I think this is an argument that applied more 20+ years ago than it does now. Many large urban areas have been discouraging car use for decades with varying degrees of success. It is not just a case of pollution and road capacity - there is no point whatsoever in driving into a large urban area if you cant park the car when you get there.
I have made the point on other forums in the past. If, for example, you could get an extra 10 former motorists as passengers in every bus going into Bristol, you've not only reduced pollution and congestion but you've also saved the need to build a dozen muti-storey car parks.
Electric vehicles will do their bit to reduce pollutuon, but they will do nothing to address the other issues mentioned above.
... as most remain commercial, the companies providing our town and rural transport can continue to supply the minimum required. This leaves out the desired all day, all night available travel, another key reason public transport is seen as inflexible, and another reason it appears the case is not there to build something more permanent and greener.
There has always been a major difference between urban and rural public transport - it is nothing new. I moved from Chipping Sodbury to the Chippenham area in 1980, just before the bus equivalent of the Beeching cuts took place c.1982. The village in which I lived (West Tytherton) had 3 buses per day on 3 days per week only on the 232 service between Chippenham, Calne and Devizes. That had been the case for decades; it was never a profitable service for anybody, and it was only provided at all because of the through traffic that was also using the bus.

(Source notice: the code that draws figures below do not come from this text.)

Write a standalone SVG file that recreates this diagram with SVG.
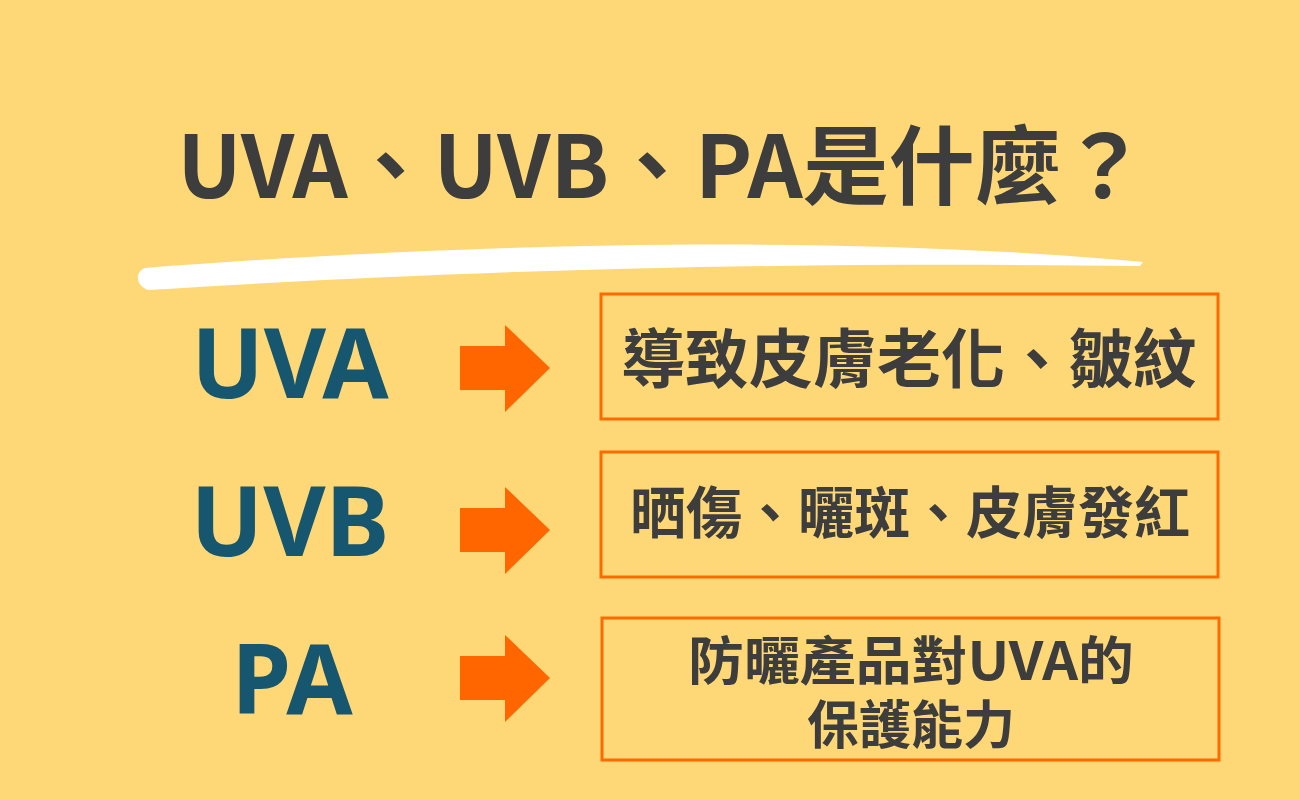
<svg xmlns="http://www.w3.org/2000/svg" width="1300" height="800" viewBox="0 0 1300 800">
<style>
.t{font-family:"Noto Sans CJK TC","Noto Sans",sans-serif;font-weight:700;fill:#3d3d3d;text-anchor:middle}
.l{font-family:"Noto Sans","Open Sans",sans-serif;font-weight:700;fill:#17566f;text-anchor:middle;font-size:96px}
.b{fill:none;stroke:#ff6a00;stroke-width:3}
.a{fill:#ff6600}
</style>
<rect width="1300" height="800" fill="#fed776"/>
<text class="t" x="662" y="198" font-size="86">UVA、UVB、PA是什麼？</text>
<path d="M145 268 C400 248 800 230 1143 262 L1140 266 C800 262 500 268 148 290 C135 285 135 272 145 268Z" fill="#fff"/>
<g id="uva"><text class="l" x="290" y="398">UVA</text></g>
<g id="uvb"><text class="l" x="290" y="556">UVB</text></g>
<g id="pa"><text class="l" x="292" y="714">PA</text></g>
<g id="connectors">
<path class="a" d="M460 346H505V325L550 368L505 412V390H460Z"/>
<path class="a" d="M460 508H505V487L550 530L505 574V552H460Z"/>
<path class="a" d="M460 656H505V635L550 678L505 722V700H460Z"/>
</g>
<g id="box1"><rect class="b" x="601" y="294" width="617" height="125"/><text class="t" x="909" y="382" font-size="64">導致皮膚老化、皺紋</text></g>
<g id="box2"><rect class="b" x="601" y="452" width="617" height="125"/><text class="t" x="910" y="533" font-size="56">晒傷、曬斑、皮膚發紅</text></g>
<g id="box3"><rect class="b" x="602" y="618" width="617" height="142"/><text class="t" x="911" y="680" font-size="52" textLength="446" lengthAdjust="spacingAndGlyphs">防曬產品對UVA的</text><text class="t" x="911" y="744" font-size="52">保護能力</text></g>
</svg>
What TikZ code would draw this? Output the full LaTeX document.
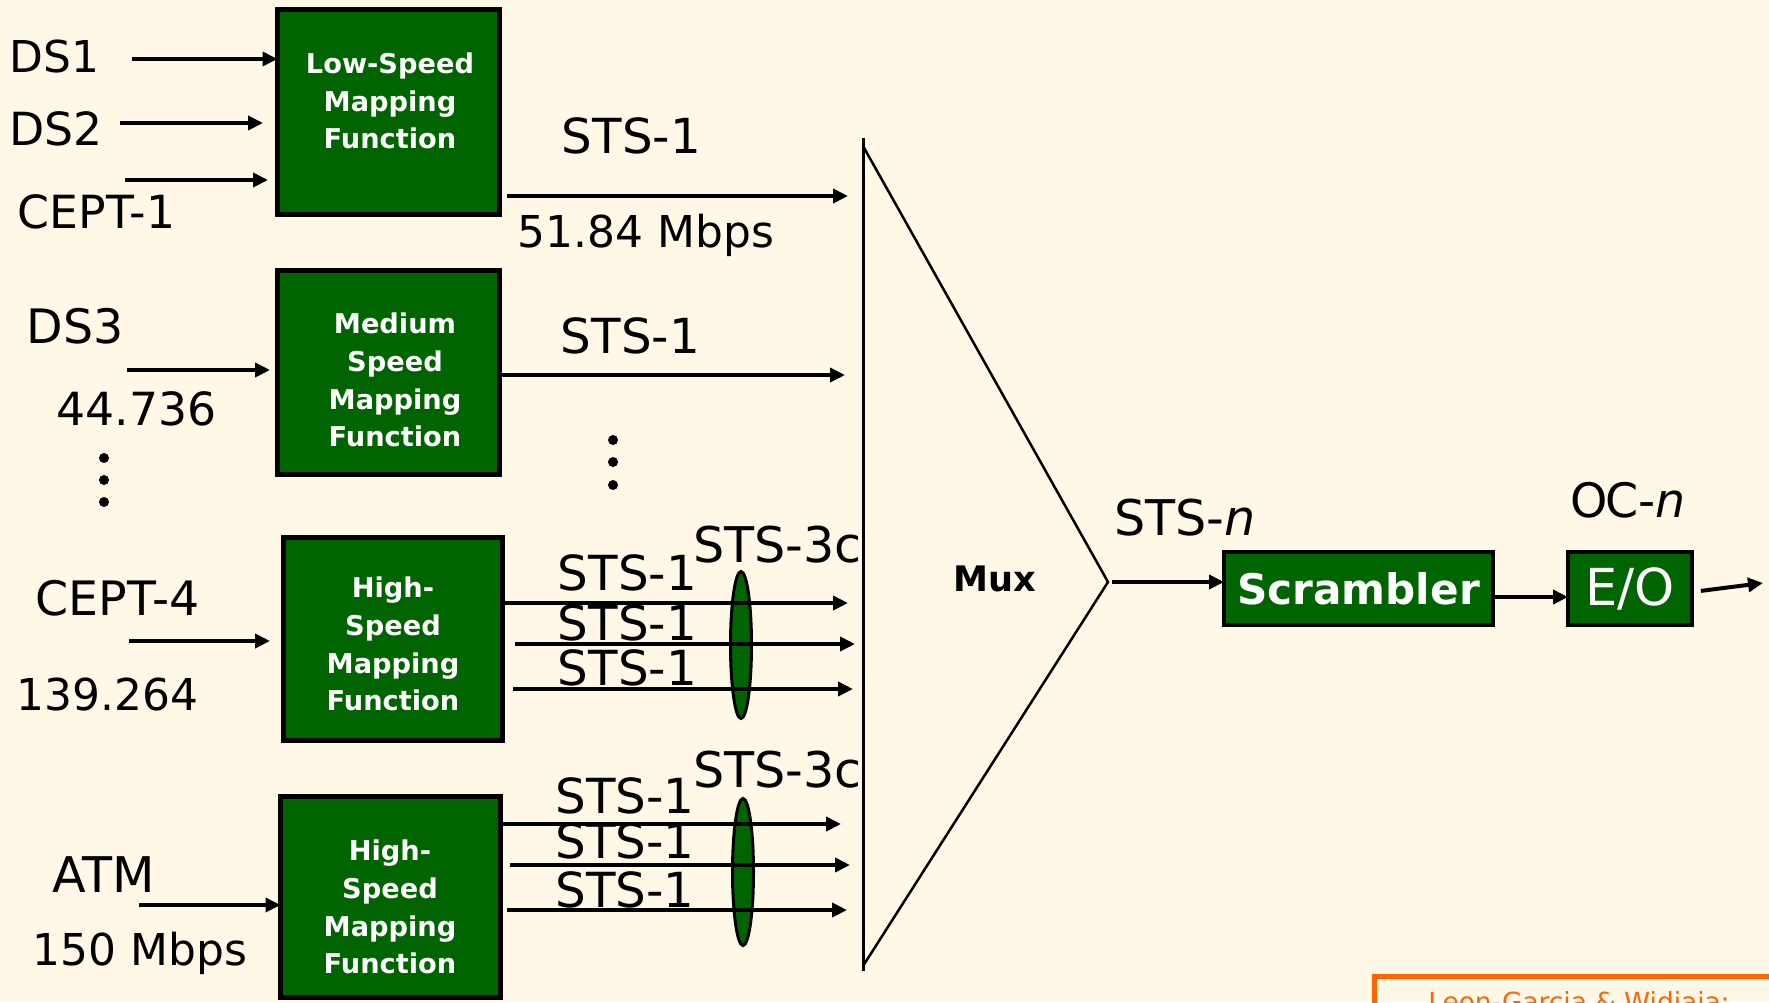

The same could be said of many railway stations. Nobody would have ever built a separate branch line to places such as Dauntsey, or Avoncliff, ot Tackley, or Bredon - they simply got a railway connection because the railway was on its way to other, more important, centres of population.
In major cities and large urban areas there is a market for public transport; in smaller towns less so and in truly rural areas not at all. Where the lines will be drawn will depend entirely on the individual circumstances of the areasd in question.